--- Stated exercise ---
Your job is to retype all of the data word for word, leaving every image out.
|---|
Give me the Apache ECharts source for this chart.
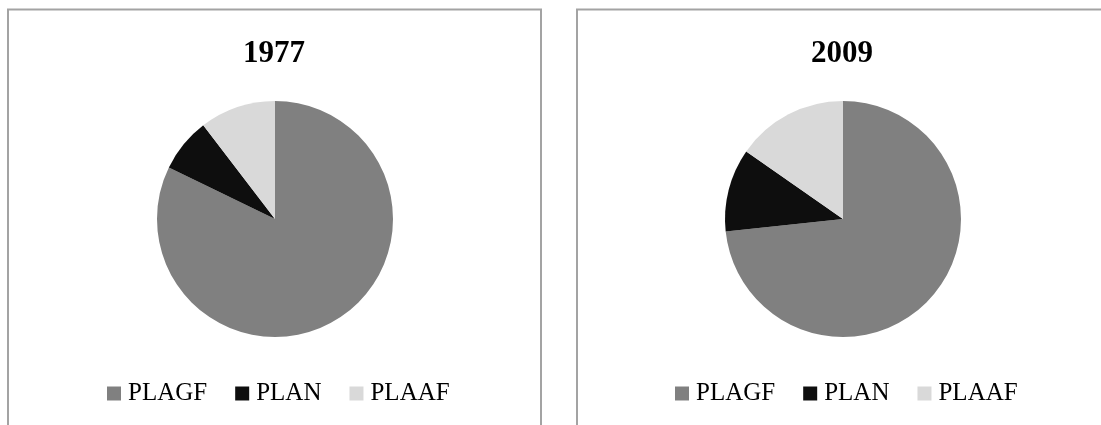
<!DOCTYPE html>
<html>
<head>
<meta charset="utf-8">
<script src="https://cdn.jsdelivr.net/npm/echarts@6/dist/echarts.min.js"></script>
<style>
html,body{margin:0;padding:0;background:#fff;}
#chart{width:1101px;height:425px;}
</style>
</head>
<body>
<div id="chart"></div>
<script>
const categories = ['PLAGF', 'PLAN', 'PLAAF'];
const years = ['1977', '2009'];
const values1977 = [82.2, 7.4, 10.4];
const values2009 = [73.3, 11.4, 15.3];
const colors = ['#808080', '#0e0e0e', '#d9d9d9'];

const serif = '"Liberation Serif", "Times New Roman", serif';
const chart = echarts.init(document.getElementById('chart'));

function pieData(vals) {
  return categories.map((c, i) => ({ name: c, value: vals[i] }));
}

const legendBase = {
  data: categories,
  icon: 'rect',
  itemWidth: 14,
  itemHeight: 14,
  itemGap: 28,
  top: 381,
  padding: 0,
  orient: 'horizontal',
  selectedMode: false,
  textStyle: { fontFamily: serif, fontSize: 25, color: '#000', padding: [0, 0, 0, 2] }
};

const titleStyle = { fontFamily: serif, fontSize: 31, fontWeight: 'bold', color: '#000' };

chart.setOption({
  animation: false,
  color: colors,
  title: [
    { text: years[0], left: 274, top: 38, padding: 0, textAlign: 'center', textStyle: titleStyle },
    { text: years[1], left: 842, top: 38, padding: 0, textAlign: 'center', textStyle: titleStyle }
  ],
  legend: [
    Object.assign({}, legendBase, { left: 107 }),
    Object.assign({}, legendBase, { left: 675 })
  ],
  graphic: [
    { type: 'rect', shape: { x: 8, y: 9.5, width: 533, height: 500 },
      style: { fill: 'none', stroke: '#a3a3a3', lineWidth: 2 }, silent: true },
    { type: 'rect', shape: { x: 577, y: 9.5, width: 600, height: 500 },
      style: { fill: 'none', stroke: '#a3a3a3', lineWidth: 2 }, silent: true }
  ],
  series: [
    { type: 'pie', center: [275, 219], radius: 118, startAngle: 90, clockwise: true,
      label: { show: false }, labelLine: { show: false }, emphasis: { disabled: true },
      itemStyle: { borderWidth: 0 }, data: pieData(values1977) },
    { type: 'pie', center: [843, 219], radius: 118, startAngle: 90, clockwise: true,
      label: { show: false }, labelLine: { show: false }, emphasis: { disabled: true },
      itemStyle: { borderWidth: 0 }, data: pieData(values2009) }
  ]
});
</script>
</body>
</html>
|---|
--- Solved problem ---
Give me the Apache ECharts source for this chart.
<!DOCTYPE html>
<html>
<head>
<meta charset="utf-8">
<script src="https://cdn.jsdelivr.net/npm/echarts@6/dist/echarts.min.js"></script>
<style>
html,body{margin:0;padding:0;background:#fff;}
#chart{width:1101px;height:425px;}
</style>
</head>
<body>
<div id="chart"></div>
<script>
const categories = ['PLAGF', 'PLAN', 'PLAAF'];
const years = ['1977', '2009'];
const values1977 = [82.2, 7.4, 10.4];
const values2009 = [73.3, 11.4, 15.3];
const colors = ['#808080', '#0e0e0e', '#d9d9d9'];

const serif = '"Liberation Serif", "Times New Roman", serif';
const chart = echarts.init(document.getElementById('chart'));

function pieData(vals) {
  return categories.map((c, i) => ({ name: c, value: vals[i] }));
}

const legendBase = {
  data: categories,
  icon: 'rect',
  itemWidth: 14,
  itemHeight: 14,
  itemGap: 28,
  top: 381,
  padding: 0,
  orient: 'horizontal',
  selectedMode: false,
  textStyle: { fontFamily: serif, fontSize: 25, color: '#000', padding: [0, 0, 0, 2] }
};

const titleStyle = { fontFamily: serif, fontSize: 31, fontWeight: 'bold', color: '#000' };

chart.setOption({
  animation: false,
  color: colors,
  title: [
    { text: years[0], left: 274, top: 38, padding: 0, textAlign: 'center', textStyle: titleStyle },
    { text: years[1], left: 842, top: 38, padding: 0, textAlign: 'center', textStyle: titleStyle }
  ],
  legend: [
    Object.assign({}, legendBase, { left: 107 }),
    Object.assign({}, legendBase, { left: 675 })
  ],
  graphic: [
    { type: 'rect', shape: { x: 8, y: 9.5, width: 533, height: 500 },
      style: { fill: 'none', stroke: '#a3a3a3', lineWidth: 2 }, silent: true },
    { type: 'rect', shape: { x: 577, y: 9.5, width: 600, height: 500 },
      style: { fill: 'none', stroke: '#a3a3a3', lineWidth: 2 }, silent: true }
  ],
  series: [
    { type: 'pie', center: [275, 219], radius: 118, startAngle: 90, clockwise: true,
      label: { show: false }, labelLine: { show: false }, emphasis: { disabled: true },
      itemStyle: { borderWidth: 0 }, data: pieData(values1977) },
    { type: 'pie', center: [843, 219], radius: 118, startAngle: 90, clockwise: true,
      label: { show: false }, labelLine: { show: false }, emphasis: { disabled: true },
      itemStyle: { borderWidth: 0 }, data: pieData(values2009) }
  ]
});
</script>
</body>
</html>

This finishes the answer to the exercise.